Again you don’t know what you are talking about.
These aircraft were already a part of an active squadron. Having 1-2 aircraft down for a month or 2 at a hangar getting modifications and then flying immediately after completing them is literally how it works. They are not being ‘refurbished’. They go, they get the mod, they go back to the line. That is how this works, because by 2000 the APG-63V2 had already completed test and evaluation. When the aircraft were getting them, it was entering operational status. The LAST of 18 aircraft completed modification in December of 2000. The first of those 18 aircraft completed modification well before that. In my experience it’s 1-2 months per aircraft, at most 2 aircraft at a time. You can do the math.
Since Boeing states that it was delivered, there is no doubt that the aircraft was in operation. So why did Raytheon say December? A plausible hypothesis is that aircraft carrying the AN/APG63(v)2 were probably in service before 1999, but the radar itself had not reached operational capability. The radar probably achieved operational capability in December 2000.It is said that early AESA radars had a high failure rate even during operation. This also applies to AN/APG63(V)2 and J/APG-1. I think this is appropriate in order to harmonize the claims of both Boeing and Raytheon.
Yes. The radar had not reached IOC, which is a specific aircraft availability requirement. US F-15Cs outfitted with APG-63V2 were flying routinely for pilot training or air defense patrols well before IOC is reached.
Outfitting an entire squadron more than fulfills that IOC requirement, which is a far cry from what the F-2 could do by December of 2000.
If it does not reach IOC, it is synonymous with XF-2, so it would be the same as an experimental aircraft.Even if it is used for training or air defense patrols.If the IOC standard is to go across the entire squadron, then the F-15C is in December. The XF-2 achieved this goal in October.

Question, did F-15C test or equip MAWS?
I think not.
Only Japanese one.
And probably Israeli ones too
And Qatar, propably…
Qatar and Saudi confirmed, F-15QA and SA
Thery are not C, Advanced Eagle series.
I forgot, my bad.

Bong documentation of the emitters list in the F3 lists the an alq 127 in the F-15. And its a 89’ manual.

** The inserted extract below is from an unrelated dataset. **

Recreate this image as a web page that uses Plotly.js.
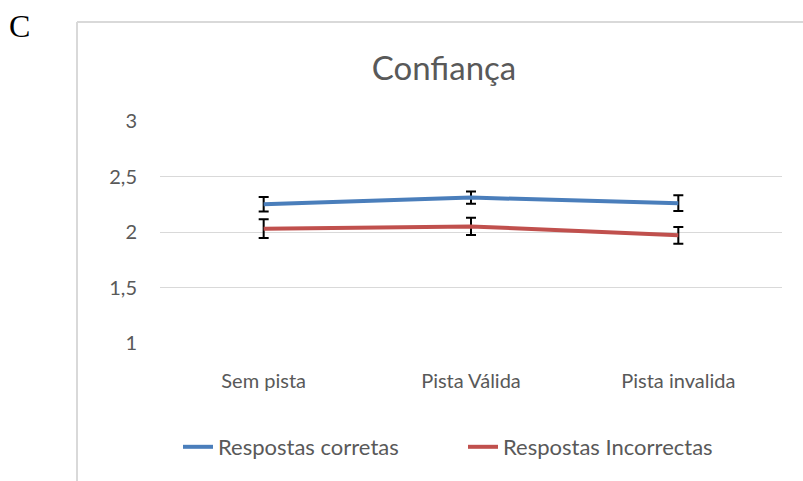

Might be testing? E specific? Or stuff from TEWS being classified we just don’t know?
I never read about MAWS on USAF F-15A,B,C,D.
I’ll try to find something.
Radar-guided missiles, yes, TEWS can do that
No, the fuck it did not. It was finally added to an active squadron in October. It was no where near IOC in October.
The F-2 IOC is definitely in October. I don’t know much about other countries, but the closest concept to Japan’s IOC is when it is deployed to a squadron that is not an experimental squadron.
Then using that same pretty weak metric, the APG-63V2 had reached IOC again, well before October of 2000.
Designation Systems claims that the ALQ-127 was used on the B-52G and E-3 airframes and was replaced by the ALQ-153; which is known to be a Pulse-Doppler MAWS system.
Though the -153 was integrated into some ECM pods(ALQ-131 & -184), which might be the F-15 specific(All variant) carriage method, though would depend on the pod being correctly configured.